The IMF is seing a funding gap in 2014
The taking of additional measures, possibly also for 2013, if there is a fiscal gap in the budget’s execution, is being foreshadowed in the Commission report draft, in which insecurities about finance are being noted, as well as dangers concerning the economy’s return to growth. The Minister of Finance Yiannis Stournaras excluded the possibility of taking additional measures for this year, but the International Monetary Fund representative, Gerry Rice, during the standard Press Conference, in the IMF office in Washington, underlined that: “There is no funding gap until July 2014. One is expected to exist after July 2014”.

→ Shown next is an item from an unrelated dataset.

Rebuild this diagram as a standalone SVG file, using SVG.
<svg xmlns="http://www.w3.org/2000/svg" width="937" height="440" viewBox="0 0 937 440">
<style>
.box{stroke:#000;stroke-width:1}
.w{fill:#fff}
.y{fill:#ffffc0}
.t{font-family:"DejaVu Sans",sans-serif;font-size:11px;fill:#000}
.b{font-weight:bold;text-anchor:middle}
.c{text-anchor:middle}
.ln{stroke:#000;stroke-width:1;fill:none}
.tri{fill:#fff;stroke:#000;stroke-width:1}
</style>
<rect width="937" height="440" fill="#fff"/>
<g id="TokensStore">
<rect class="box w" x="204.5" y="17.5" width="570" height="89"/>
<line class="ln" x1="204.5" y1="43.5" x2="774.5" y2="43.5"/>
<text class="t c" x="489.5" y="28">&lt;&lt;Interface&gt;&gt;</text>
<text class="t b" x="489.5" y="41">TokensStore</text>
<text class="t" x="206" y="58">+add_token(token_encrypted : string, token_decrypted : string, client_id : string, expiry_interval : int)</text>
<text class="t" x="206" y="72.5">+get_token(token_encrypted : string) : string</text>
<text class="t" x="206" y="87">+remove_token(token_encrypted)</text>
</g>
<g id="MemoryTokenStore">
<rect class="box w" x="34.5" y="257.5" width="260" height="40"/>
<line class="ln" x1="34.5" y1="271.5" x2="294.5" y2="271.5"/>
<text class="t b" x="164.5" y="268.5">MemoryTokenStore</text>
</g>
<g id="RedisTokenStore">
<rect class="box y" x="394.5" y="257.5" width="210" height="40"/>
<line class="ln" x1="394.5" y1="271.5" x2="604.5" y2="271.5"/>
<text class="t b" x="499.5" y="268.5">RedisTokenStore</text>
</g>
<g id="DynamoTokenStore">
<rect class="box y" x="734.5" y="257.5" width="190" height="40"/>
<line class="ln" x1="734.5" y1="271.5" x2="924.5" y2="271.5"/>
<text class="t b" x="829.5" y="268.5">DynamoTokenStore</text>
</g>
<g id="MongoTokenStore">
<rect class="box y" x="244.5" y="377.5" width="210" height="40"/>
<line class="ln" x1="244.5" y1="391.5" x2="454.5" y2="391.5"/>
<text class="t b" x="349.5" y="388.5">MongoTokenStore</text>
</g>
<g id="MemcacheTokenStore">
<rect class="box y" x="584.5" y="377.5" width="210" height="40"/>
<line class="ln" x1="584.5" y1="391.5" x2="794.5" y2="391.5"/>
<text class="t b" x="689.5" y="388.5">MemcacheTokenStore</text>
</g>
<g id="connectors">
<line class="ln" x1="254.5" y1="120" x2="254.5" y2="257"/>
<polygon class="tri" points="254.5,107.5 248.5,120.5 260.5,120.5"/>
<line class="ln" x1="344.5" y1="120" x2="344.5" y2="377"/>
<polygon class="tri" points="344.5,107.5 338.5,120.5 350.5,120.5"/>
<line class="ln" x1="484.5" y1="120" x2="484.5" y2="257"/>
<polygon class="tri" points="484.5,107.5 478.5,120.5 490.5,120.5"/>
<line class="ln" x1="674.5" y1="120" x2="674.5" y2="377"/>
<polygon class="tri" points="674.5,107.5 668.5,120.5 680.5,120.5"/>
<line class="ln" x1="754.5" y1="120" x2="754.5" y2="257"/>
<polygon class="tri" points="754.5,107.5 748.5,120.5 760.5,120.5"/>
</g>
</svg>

Mr. Rice also mentioned that, at the end of the month, the Fund’s Board of Directors will meet about Greece, also to decide about the 1.8 billion euro dose. Although no specific date has been set yet, as he said, this will be announced seven days before the meeting and that the dose is expected to be given in mid-August.
The Fund representative also referred to last Monday’s joint announcement by the IMF, the European Central Bank and the European Union, repeating that, in general, the Greek programme is in the right direction and a gradual return to growth is expected in 2014, but noted that prospects for the Greek economy continue to “remain uncertain”, for internal and extraneous reasons.

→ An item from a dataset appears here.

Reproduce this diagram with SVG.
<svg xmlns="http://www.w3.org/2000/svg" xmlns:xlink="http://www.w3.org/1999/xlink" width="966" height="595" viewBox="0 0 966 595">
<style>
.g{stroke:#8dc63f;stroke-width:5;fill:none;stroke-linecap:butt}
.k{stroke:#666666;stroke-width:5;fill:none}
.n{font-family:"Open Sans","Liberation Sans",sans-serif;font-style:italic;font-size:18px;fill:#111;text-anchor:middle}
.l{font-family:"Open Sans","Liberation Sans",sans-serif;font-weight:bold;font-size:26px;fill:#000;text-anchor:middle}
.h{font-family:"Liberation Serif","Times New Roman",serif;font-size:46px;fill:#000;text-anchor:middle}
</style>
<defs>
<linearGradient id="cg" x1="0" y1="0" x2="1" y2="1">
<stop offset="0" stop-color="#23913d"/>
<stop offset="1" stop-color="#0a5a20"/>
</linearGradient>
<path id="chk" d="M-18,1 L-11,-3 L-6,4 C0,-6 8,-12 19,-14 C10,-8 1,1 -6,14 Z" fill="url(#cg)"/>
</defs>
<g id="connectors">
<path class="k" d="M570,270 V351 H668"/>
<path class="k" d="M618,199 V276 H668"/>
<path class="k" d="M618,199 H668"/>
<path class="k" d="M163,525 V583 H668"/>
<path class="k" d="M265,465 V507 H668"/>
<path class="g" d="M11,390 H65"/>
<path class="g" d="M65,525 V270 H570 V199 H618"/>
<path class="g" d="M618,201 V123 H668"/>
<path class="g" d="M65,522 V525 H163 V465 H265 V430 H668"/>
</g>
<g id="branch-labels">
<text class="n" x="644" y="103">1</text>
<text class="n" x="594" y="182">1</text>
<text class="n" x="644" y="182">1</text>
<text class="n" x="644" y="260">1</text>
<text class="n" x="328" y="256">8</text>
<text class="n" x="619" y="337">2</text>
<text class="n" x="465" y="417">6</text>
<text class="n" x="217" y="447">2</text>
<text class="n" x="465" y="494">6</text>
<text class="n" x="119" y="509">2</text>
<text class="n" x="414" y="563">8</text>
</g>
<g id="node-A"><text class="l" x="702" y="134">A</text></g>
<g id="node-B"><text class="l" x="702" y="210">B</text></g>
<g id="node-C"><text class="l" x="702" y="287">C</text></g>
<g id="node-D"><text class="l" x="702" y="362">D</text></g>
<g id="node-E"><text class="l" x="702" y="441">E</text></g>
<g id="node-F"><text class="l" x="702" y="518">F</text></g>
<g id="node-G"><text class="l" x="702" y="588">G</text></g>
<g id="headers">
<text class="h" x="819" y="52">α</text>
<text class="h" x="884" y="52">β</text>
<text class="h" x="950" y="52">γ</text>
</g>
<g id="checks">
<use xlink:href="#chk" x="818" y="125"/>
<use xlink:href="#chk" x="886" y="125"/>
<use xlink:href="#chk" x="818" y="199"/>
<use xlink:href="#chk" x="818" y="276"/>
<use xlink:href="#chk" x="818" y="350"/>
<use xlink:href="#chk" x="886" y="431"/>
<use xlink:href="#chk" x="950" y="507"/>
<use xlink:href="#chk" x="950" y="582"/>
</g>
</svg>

Answering questions about Greece, Mr. Rice referred again to the European partners’ commitment to support the country, as long as the commitments it took on are kept, noting at the same time that the IMF expects that all parts will keep what has been agreed for “the necessary funding”.
The IMF representative was also asked whether the Fund approved the reduction of VAT in the food sector by 10 percentage units. Among others, he mentioned that the troika’s agreement with the Greek government does not include the temporary reduction of VAT in restaurants and catering. But this issue continues to emerge in the lenders’ discussions with Greek authorities, he underlined.
Following the question, why does the troika demand more measures, since Mrs. Lagarde stated that she is happy with Greece’s progress, the IMF representative claimed that there is no issue of additional measures within 2013, but what has been agreed on must be implemented.
Answering a question concerning criticism about the IMF’s role and mission in the lending programmes in European countries and in particular about Greece and Portugal that “the IMF is being accused of helping the European Union in hiding the problems under the carpet” and that solutions to serious issues have been postponed until after the German elections, Mr. Rice rebuffed the accusations, expressing the opinion that the IMF functions with transparency and in full cooperation with its partners.
Finally, concerning Cyprus, Mr. Rice mentioned that the IMF’s general director, Christine Lagarde, answered to President Anastassiades’ letter, noting that she herself welcomed the president’s “determination” to continue the route of sustainable growth and assured him of the IMF’s support to the government’s efforts to implement this ambitious programme.